As the Yugoslav republics were breaking away one by one, first Slovenia, then Croatia, Karadzic warned non-Serbs in Bosnia not to declare independence from Serb dominated Yugoslavia, telling them clearly what would happen if they did.

"Do not think that you will not lead Bosnia and Herzegovina into hell, and do not think that you will not perhaps lead the Muslim people into annihilation because the Muslims cannot defend themselves if there is war," he said in October 1991.

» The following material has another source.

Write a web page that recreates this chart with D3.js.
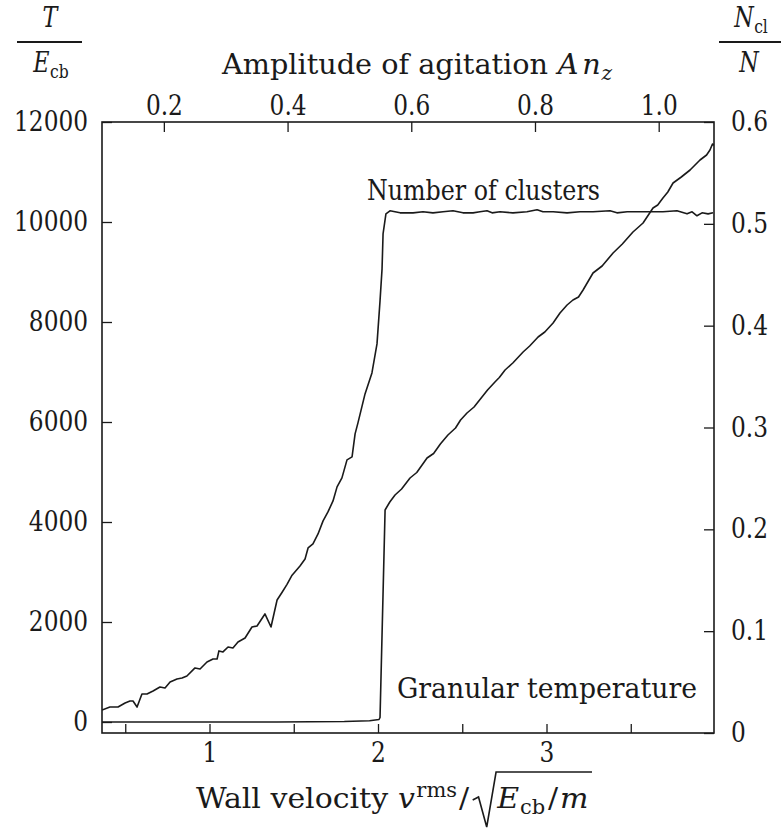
<!DOCTYPE html>
<html><head><meta charset="utf-8">
<script src="https://cdn.jsdelivr.net/npm/d3@7"></script>
<style>
body{margin:0;background:#fff}
svg{display:block}
</style>
</head><body>
<svg id="c" width="781" height="829"></svg>
<script>
// ---------- data ----------
const velocityTicks = [1, 2, 3];
const velocityMinorTicks = [0.5, 1.5, 2.5, 3.5];
const amplitudeTicks = [0.2, 0.4, 0.6, 0.8, 1.0];
const temperatureTicks = [0, 2000, 4000, 6000, 8000, 10000, 12000];
const clusterTicks = [0, 0.1, 0.2, 0.3, 0.4, 0.5, 0.6];

// Granular temperature T/E_cb (left axis) vs wall velocity
const temperatureV = [0.362, 0.6, 1.0, 1.4, 1.8, 1.95, 2.006, 2.012, 2.042, 2.07, 2.101, 2.14, 2.19, 2.23, 2.291, 2.33, 2.37, 2.415, 2.46, 2.49, 2.528, 2.57, 2.617, 2.65, 2.694, 2.72, 2.754, 2.80, 2.861, 2.90, 2.95, 2.99, 3.039, 3.08, 3.122, 3.157, 3.19, 3.217, 3.276, 3.33, 3.395, 3.45, 3.513, 3.573, 3.632, 3.66, 3.691, 3.72, 3.751, 3.80, 3.852, 3.911, 3.95, 3.97, 3.985, 3.994];
const temperatureT = [0, 0, 0, 0, 10, 25, 50, 90, 4240, 4400, 4540, 4660, 4880, 4990, 5280, 5370, 5560, 5740, 5880, 6040, 6180, 6300, 6500, 6640, 6800, 6890, 7040, 7180, 7400, 7520, 7700, 7800, 7980, 8180, 8340, 8440, 8500, 8640, 8980, 9120, 9380, 9560, 9800, 9980, 10280, 10340, 10480, 10600, 10780, 10900, 11040, 11240, 11340, 11440, 11560, 11540];

// Number of clusters N_cl/N (right axis) vs wall velocity
const clusterV = [0.362, 0.409, 0.457, 0.499, 0.528, 0.546, 0.570, 0.599, 0.629, 0.665, 0.706, 0.736, 0.766, 0.807, 0.837, 0.866, 0.914, 0.944, 0.985, 1.021, 1.045, 1.056, 1.080, 1.110, 1.139, 1.169, 1.211, 1.252, 1.282, 1.329, 1.365, 1.401, 1.43, 1.46, 1.49, 1.537, 1.567, 1.585, 1.614, 1.644, 1.674, 1.703, 1.733, 1.757, 1.786, 1.816, 1.846, 1.864, 1.881, 1.923, 1.964, 1.994, 2.012, 2.024, 2.030, 2.047, 2.071, 2.131, 2.208, 2.267, 2.326, 2.386, 2.445, 2.504, 2.564, 2.605, 2.647, 2.677, 2.724, 2.801, 2.884, 2.944, 2.979, 3.039, 3.122, 3.199, 3.276, 3.377, 3.418, 3.479, 3.597, 3.691, 3.774, 3.834, 3.864, 3.893, 3.923, 3.959, 3.988];
const clusterN = [0.0226, 0.0255, 0.0255, 0.0295, 0.0314, 0.0314, 0.0255, 0.0383, 0.0383, 0.0413, 0.0452, 0.0442, 0.0501, 0.0530, 0.0540, 0.0560, 0.0639, 0.0629, 0.0697, 0.0727, 0.0727, 0.0806, 0.0796, 0.0845, 0.0835, 0.0894, 0.0933, 0.1041, 0.1051, 0.1169, 0.1041, 0.1306, 0.138, 0.146, 0.155, 0.1640, 0.1709, 0.1817, 0.1857, 0.1955, 0.2083, 0.2171, 0.2279, 0.2417, 0.2505, 0.2682, 0.2711, 0.2937, 0.3045, 0.3330, 0.3536, 0.3821, 0.4244, 0.4558, 0.4902, 0.5098, 0.5128, 0.5108, 0.5108, 0.5118, 0.5108, 0.5118, 0.5128, 0.5108, 0.5108, 0.5118, 0.5128, 0.5108, 0.5118, 0.5108, 0.5118, 0.5138, 0.5118, 0.5118, 0.5108, 0.5118, 0.5118, 0.5128, 0.5108, 0.5118, 0.5118, 0.5118, 0.5128, 0.5098, 0.5118, 0.5079, 0.5108, 0.5098, 0.5108];

// ---------- layout ----------
const L = 102, R = 714, T = 122, B = 733;
const ink = '#1a1a1a';
const FONT = "'DejaVu Serif Condensed', 'DejaVu Serif', serif";
const svg = d3.select('#c').attr('font-family', FONT);

const x = d3.scaleLinear([0.362, 3.994], [L, R]);
const xTop = d3.scaleLinear([0.1, 1.0894], [L, R]);
const yL = d3.scaleLinear([-220, 12000], [B, T]);
const yR = d3.scaleLinear([0, 0.6], [B, T]);

// measure horizontal squeeze for tick labels ("12000" should be ~74px wide)
const TICK_SIZE = 27;
const probe = svg.append('text').attr('font-size', TICK_SIZE).text('12000');
const tickSx = Math.min(1, 74 / probe.node().getComputedTextLength());
probe.remove();

function styleAxis(g) {
  g.attr('font-family', FONT).attr('font-size', TICK_SIZE);
  g.select('.domain').remove();
  g.selectAll('line').attr('stroke', ink).attr('stroke-width', 1.3);
  g.selectAll('text').attr('fill', ink).each(function () {
    const t = d3.select(this);
    const x0 = +t.attr('x') || 0;
    t.attr('x', x0 / tickSx).attr('transform', `scale(${tickSx},1)`);
  });
}

svg.append('g').attr('transform', `translate(0,${B})`)
  .call(d3.axisBottom(x).tickValues(velocityMinorTicks.concat(velocityTicks))
    .tickFormat(d => velocityTicks.includes(d) ? String(d) : '')
    .tickSizeInner(-9).tickSizeOuter(0).tickPadding(10))
  .call(styleAxis);

svg.append('g').attr('transform', `translate(0,${T})`)
  .call(d3.axisTop(xTop).tickValues(amplitudeTicks).tickFormat(d => d.toFixed(1))
    .tickSizeInner(-10).tickSizeOuter(0).tickPadding(7))
  .call(styleAxis);

svg.append('g').attr('transform', `translate(${L},0)`)
  .call(d3.axisLeft(yL).tickValues(temperatureTicks).tickFormat(d3.format('d'))
    .tickSizeInner(-10).tickSizeOuter(0).tickPadding(14))
  .call(styleAxis);

svg.append('g').attr('transform', `translate(${R},0)`)
  .call(d3.axisRight(yR).tickValues(clusterTicks).tickFormat(d => d === 0 ? '0' : d.toFixed(1))
    .tickSizeInner(-10).tickSizeOuter(0).tickPadding(17))
  .call(styleAxis);

svg.append('rect').attr('x', L).attr('y', T).attr('width', R - L).attr('height', B - T)
  .attr('fill', 'none').attr('stroke', ink).attr('stroke-width', 1.6);

svg.append('clipPath').attr('id', 'pc').append('rect')
  .attr('x', L).attr('y', T).attr('width', R - L).attr('height', B - T);

const tempLine = d3.line().x((d, i) => x(temperatureV[i])).y(d => yL(d));
const clusLine = d3.line().x((d, i) => x(clusterV[i])).y(d => yR(d));

svg.append('path').attr('d', tempLine(temperatureT)).attr('fill', 'none')
  .attr('stroke', ink).attr('stroke-width', 1.6).attr('stroke-linejoin', 'round').attr('clip-path', 'url(#pc)');
svg.append('path').attr('d', clusLine(clusterN)).attr('fill', 'none')
  .attr('stroke', ink).attr('stroke-width', 1.6).attr('stroke-linejoin', 'round').attr('clip-path', 'url(#pc)');

// ---------- rich text ----------
// builds pieces in a local group starting at 0; returns natural width
function build(g, pieces, size, y) {
  let cx = 0;
  pieces.forEach(p => {
    const small = p.sub || p.sup;
    const fs = small ? size * 0.7 : size;
    const dy = p.sub ? size * 0.22 : p.sup ? -size * 0.38 : 0;
    cx += (p.dx || 0) * size;
    const t = g.append('text').attr('x', cx).attr('y', y + dy).attr('font-size', fs)
      .attr('fill', ink).attr('font-style', p.it ? 'italic' : 'normal').text(p.t);
    cx += t.node().getComputedTextLength();
  });
  return cx;
}
// place a label from x0 to x1 (squeezed horizontally to fit)
function fitLabel(x0, x1, y, pieces, size) {
  const outer = svg.append('g');
  const inner = outer.append('g');
  const w = build(inner, pieces, size, y);
  const sx = (x1 - x0) / w;
  outer.attr('transform', `translate(${x0},0) scale(${sx},1)`);
}
// centered label with fixed squeeze
function centerLabel(cx, y, pieces, size, sx) {
  const outer = svg.append('g');
  const inner = outer.append('g');
  const w = build(inner, pieces, size, y);
  outer.attr('transform', `translate(${cx - w * sx / 2},0) scale(${sx},1)`);
}

fitLabel(367, 600, 200, [{ t: 'Number of clusters' }], 27.5);
fitLabel(397, 697, 698, [{ t: 'Granular temperature' }], 27.5);

fitLabel(222, 612, 74, [{ t: 'Amplitude of agitation' }, { t: 'A', it: 1, dx: 0.3 }, { t: 'n', it: 1, dx: 0.12 }, { t: 'z', it: 1, sub: 1, dx: 0.02 }], 28.5);

// bottom title with radical
(function () {
  const size = 28.5, y = 808;
  const outer = svg.append('g');
  const inner = outer.append('g');
  const wA = build(inner, [{ t: 'Wall velocity' }, { t: 'v', it: 1, dx: 0.3 }, { t: 'rms', sup: 1, dx: 0.04 }, { t: '/', dx: 0.06 }], size, y);
  const rx = wA + 3;
  const gB = inner.append('g').attr('transform', `translate(${rx + 21},0)`);
  const wB = build(gB, [{ t: 'E', it: 1 }, { t: 'cb', sub: 1, dx: 0.03 }, { t: '/', dx: 0.08 }, { t: 'm', it: 1, dx: 0.06 }], size, y);
  const end = rx + 21 + wB + 3;
  inner.append('path')
    .attr('d', `M${rx},800 L${rx + 5},797 L${rx + 12},827 L${rx + 20},772 L${end},772`)
    .attr('fill', 'none').attr('stroke', ink).attr('stroke-width', 1.6)
    .attr('vector-effect', 'non-scaling-stroke');
  const sx = (592 - 196) / end;
  outer.attr('transform', `translate(196,0) scale(${sx},1)`);
})();

// fraction labels
centerLabel(50, 27, [{ t: 'T', it: 1 }], 27.5, 0.9);
svg.append('line').attr('x1', 17).attr('x2', 82).attr('y1', 42).attr('y2', 42).attr('stroke', ink).attr('stroke-width', 2.2);
centerLabel(51, 72, [{ t: 'E', it: 1 }, { t: 'cb', sub: 1, dx: 0.02 }], 27.5, 0.9);

centerLabel(751, 27, [{ t: 'N', it: 1 }, { t: 'cl', sub: 1, dx: 0.02 }], 27.5, 0.9);
svg.append('line').attr('x1', 719).attr('x2', 781).attr('y1', 42).attr('y2', 42).attr('stroke', ink).attr('stroke-width', 2.2);
centerLabel(749, 72, [{ t: 'N', it: 1 }], 27.5, 0.9);
</script>
</body></html>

Karadzic, who saw himself as a historic figure who would unify all Serbs in a common country, led the Serb resistance to the majority vote for Bosnia's independence in 1992 and declared himself the leader of the Serbian Republic of Bosnia and Herzegovina. Bosnian Serbs armed and backed by the Yugoslav Army conquered some 70 percent of the country, laying siege to its capital and killing and expelling non-Serbs from the territory they controlled.

The conflict took over 100,000 lives and forced over two million people from their homes.

In July 1995, his troops overran the town of Srebrenica and executed over 8,000 men and boys in the worst massacre in Europe since the Nazi era.

Karadzic was indicted by the U.N. war crimes tribunal in 1995, one of the 11 counts relates to genocide in Srebrenica. He went into hiding and evaded arrest for 13 years before he was caught in Belgrade, Serbia, in 2008, where he hid masked as a New Age healer. He made himself unrecognizable growing a thick beard and long, grey hair.

Karadzic defended himself during his trial, which started in 2009, denying all the crimes he was accused of and claiming he was a "man of peace."